Historical ignorance at its finest.
That spark — the claim that Israel had been massing troops near the Syrian border — was a Soviet lie, and everybody knew it. The Egyptian chief of staff personally inspected that border, the Syrians themselves sent reconnaissance planes. They found nothing and discarded the claim. Eshkol even suggested to the Soviet ambassador to jointly inspect the Israeli side of the border — he declined.
Neither in Israel nor Syria did foreign press report any mobilization, which on any larger scale would have been absolutely unconcealable.
Yet on the 15th May — Israel's Day of Independence — Nasser announced a military emergency and started to sent the first two armored divisions into Sinai.
Nasser expelled the UN troops on the 16th May. Israel started partial mobilization only on that same day, full on the 19th.
By the 17th, Egypt ordered its armed forces to take up battle positions in Sinai.
By then three Egyptian divisions with more than 600 tanks had began fanning out through it. Damascus was simultaneously mobilizing 50 cadet battalions, Iraqi brigades were moving towards their Jordanian border. Kuwait, Yemen and Algeria announced readiness to dispatch troops and planes.

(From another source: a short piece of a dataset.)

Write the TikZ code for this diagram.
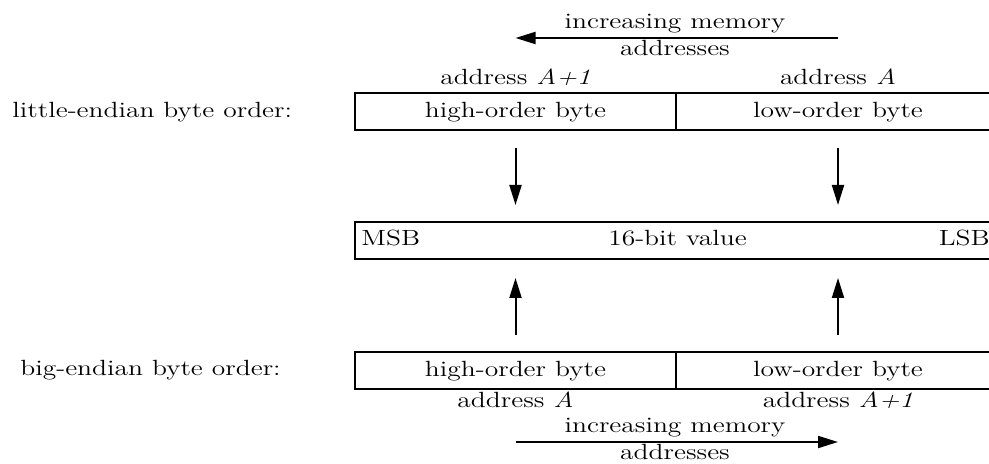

(Ultimately it would be 1,300 Israeli tanks vs 2,500 Arab ones, 746 artillery vs 2,780, 247 fighter jets vs 557, etc.)
As late as on the 20th, Israelis tried to get De Gaulle mediate with the Soviets, and requested Washington to make good on Eisenhower's 1957 declaration to demonstratively send a warship through Tiran — no response was forthcoming.
His successor Sadat would later recall Nasser's own words: "Now, with the concentration of our force in Sinai the chances of war are fifty-fifty but if we close the Straits, war will be a 100 per cent certain."
Nasser would close said straits, recognized in 1957 by the maritime nations as international waterway, to Israeli shipping on the 22th.
In a speech before unionists on the 26th, Nasser would boast: "The battle will be a general one and our basic objective will be to destroy Israel."
No Israeli PM would ever say anything like this.
Nor would Israeli troops ever publicly march through Tel Aviv chanting "We are off to Cairo."